Tightening availability of tech talent in leading markets has spurred hiring momentum in smaller and upstart markets in the United States and Canada—such as Tucson, Arizona, and Waterloo, Ontario—as expanding tech employers seek additional labor pools, according to CBRE’s annual Scoring Tech Talent report.
Overall, big markets continue to produce the largest volumes of jobs and tech degree graduates, with the San Francisco Bay area, Toronto, and New York City adding the most tech jobs in the past five years. But several years of low unemployment rates have dampened the momentum of many leading tech talent markets; 15 of the top 50 markets in CBRE’s report registered an accelerated, two-year pace of tech job growth, down from 23 last year.
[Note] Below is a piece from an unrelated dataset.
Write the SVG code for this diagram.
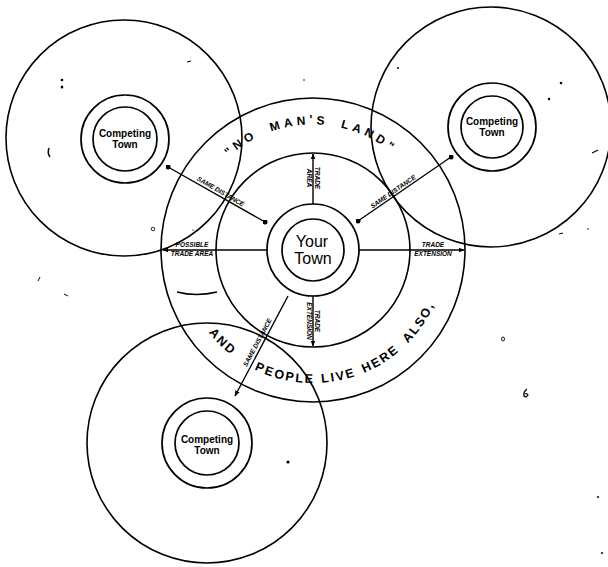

Partly as a result, smaller markets outside of CBRE’s top 50 have absorbed some tech-labor demand. For the first time, CBRE’s report includes a list of fast-growing “opportunity markets,” led by Tucson with a 90 percent increase in tech jobs over five years; Hamilton and Waterloo, Ontario, with more than a 40 percent gain; and Las Vegas’s 35 percent gain.
The Bay Area and Seattle remain the two highest-rated tech talent markets, respectively, and Toronto climbed one spot to number three overall. Washington, D.C., and New York City—the top two regions for producing tech-degree graduates—round out the top five. CBRE’s separate list of “momentum markets” that most accelerated their tech talent employment growth is led by Orlando, with a 14.1 percentage point increase in growth rate; San Diego, with a 10.2 percentage point increase; and Chicago, with an 8.0 percentage point increase.
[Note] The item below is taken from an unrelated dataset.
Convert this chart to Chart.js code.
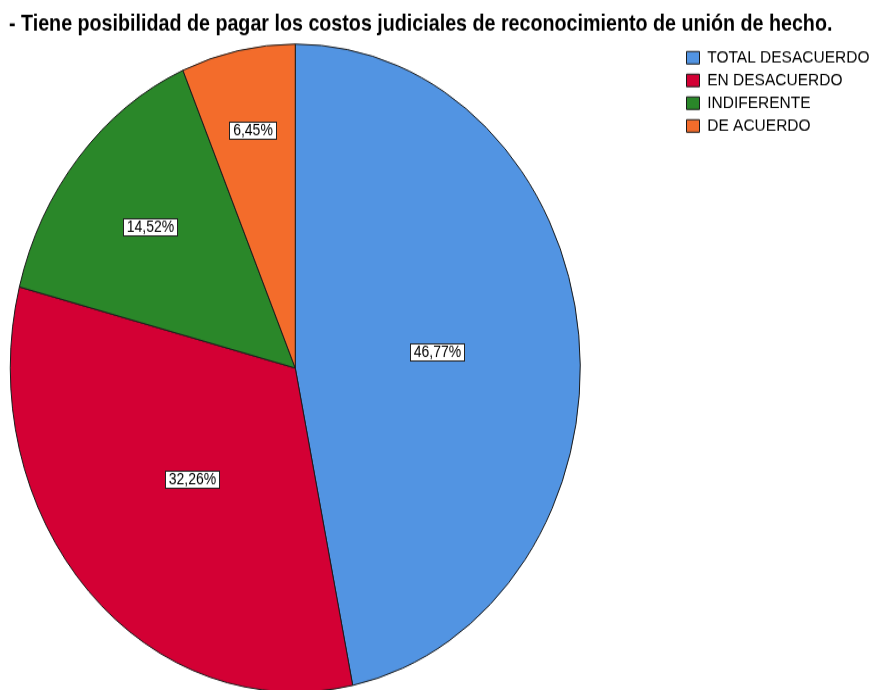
<!DOCTYPE html>
<html>
<head>
<meta charset="utf-8">
<script src="https://cdn.jsdelivr.net/npm/chart.js@4.4.0/dist/chart.umd.min.js"></script>
<style>
  html, body { margin: 0; padding: 0; background: #fff; overflow: hidden; width: 873px; height: 690px; }
  /* la imagen original esta estirada en vertical (pastel eliptico) */
  #wrap { width: 873px; height: 609px; transform: scale(1, 1.1368); transform-origin: 0 0; }
</style>
</head>
<body>
<div id="wrap"><canvas id="pie" width="873" height="609"></canvas></div>
<script>
// ---- datos ----
var categorias = ['TOTAL DESACUERDO', 'EN DESACUERDO', 'INDIFERENTE', 'DE ACUERDO'];
var porcentajes = [46.77, 32.26, 14.52, 6.45];
var titulo = '- Tiene posibilidad de pagar los costos judiciales de reconocimiento de unión de hecho.';

var COLORS = { blue: '#5294E2', red: '#D30034', green: '#2A8729', orange: '#F36C2B', edge: '#1A1A1A' };
var FONT = "'Liberation Sans', Arial, sans-serif";

// distancia de cada etiqueta al centro, como fraccion del radio
var LABEL_R = [0.5, 0.5, 0.67, 0.75];
var LEGEND_LEFT = 682, LEGEND_TOP = 38.5;

// ---- etiquetas con caja blanca sobre cada sector ----
var etiquetasPlugin = {
  id: 'etiquetas',
  afterDatasetsDraw: function(chart) {
    var ctx = chart.ctx;
    var meta = chart.getDatasetMeta(0);
    ctx.save();
    ctx.font = '14px ' + FONT;
    ctx.textAlign = 'center'; ctx.textBaseline = 'middle';
    meta.data.forEach(function(arc, i) {
      var p = arc.getProps(['x', 'y', 'startAngle', 'endAngle', 'outerRadius'], true);
      var mid = (p.startAngle + p.endAngle) / 2;
      var x = p.x + Math.cos(mid) * p.outerRadius * LABEL_R[i];
      var y = p.y + Math.sin(mid) * p.outerRadius * LABEL_R[i];
      var txt = porcentajes[i].toFixed(2).replace('.', ',') + '%';
      var w = Math.round(ctx.measureText(txt).width + 7), h = 15;
      var bx = Math.round(x - w / 2), by = Math.round(y - h / 2);
      ctx.fillStyle = '#fff'; ctx.fillRect(bx, by, w, h);
      ctx.strokeStyle = '#222'; ctx.lineWidth = 1; ctx.strokeRect(bx + 0.5, by + 0.5, w, h);
      ctx.fillStyle = '#000'; ctx.fillText(txt, bx + w / 2 + 0.5, by + h / 2 + 1);
    });
    ctx.restore();
  }
};

// ---- leyenda separada del pastel; titulo a todo el ancho ----
var leyendaPlugin = {
  id: 'leyendaPos',
  afterLayout: function(chart) {
    var lg = chart.legend;
    var dx = LEGEND_LEFT - lg.left, dy = LEGEND_TOP - lg.top;
    lg.left += dx; lg.right += dx;
    lg.top += dy; lg.bottom += dy;
    var tb = chart.titleBlock;
    tb.right = chart.width; tb.width = tb.right - tb.left;
  }
};

new Chart(document.getElementById('pie').getContext('2d'), {
  type: 'pie',
  data: {
    labels: categorias,
    datasets: [{
      data: porcentajes,
      backgroundColor: [COLORS.blue, COLORS.red, COLORS.green, COLORS.orange],
      borderColor: COLORS.edge,
      borderWidth: 1,
      radius: 285
    }]
  },
  options: {
    responsive: false, animation: false,
    layout: { padding: { left: 9, right: 94, top: 0, bottom: 0 } },
    plugins: {
      title: {
        display: true, text: titulo, align: 'start', color: '#000',
        font: { family: FONT, size: 19.7, weight: 'bold' },
        padding: { top: 9.7, bottom: 5.2 }
      },
      legend: {
        display: true, position: 'right', align: 'start',
        labels: { color: '#000', font: { family: FONT, size: 15.5 }, boxWidth: 13, boxHeight: 11, padding: 4.5 }
      },
      tooltip: { enabled: false }
    }
  },
  plugins: [etiquetasPlugin, leyendaPlugin]
});
</script>
</body>
</html>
CBRE’s interactive Tech Talent Analyzer provides a snapshot of how each market performs in multiple categories. For example, markets ranking as the most competitive for hiring tech talent based on labor supply, wage costs, and talent quality include the Bay Area, Seattle, and Denver.
Ultimately, national momentum in tech talent expansion can be influenced at least partly by growth in smaller “opportunity markets” outside of CBRE’s top 50. Many, like Des Moines, Iowa, and Louisville, Kentucky, generated double-digit percentage gains in tech talent employment and wage growth over the past five years.
“The tech talent labor pool in the U.S. grew by 16 percent in the past five years, compared with 9 percent for the U.S. overall. That type of growth can deplete even the deepest pools of qualified labor,” says Colin Yasukochi, director of research and analysis for CBRE and coauthor of the report. “Many of the opportunity markets offer quality labor pools that are untapped and have high growth potential. These markets can be ideal for small-scale operations, startups, and tech jobs with nontech employers like banks, media, and services firms that comprise nearly two-thirds of the tech labor pool.”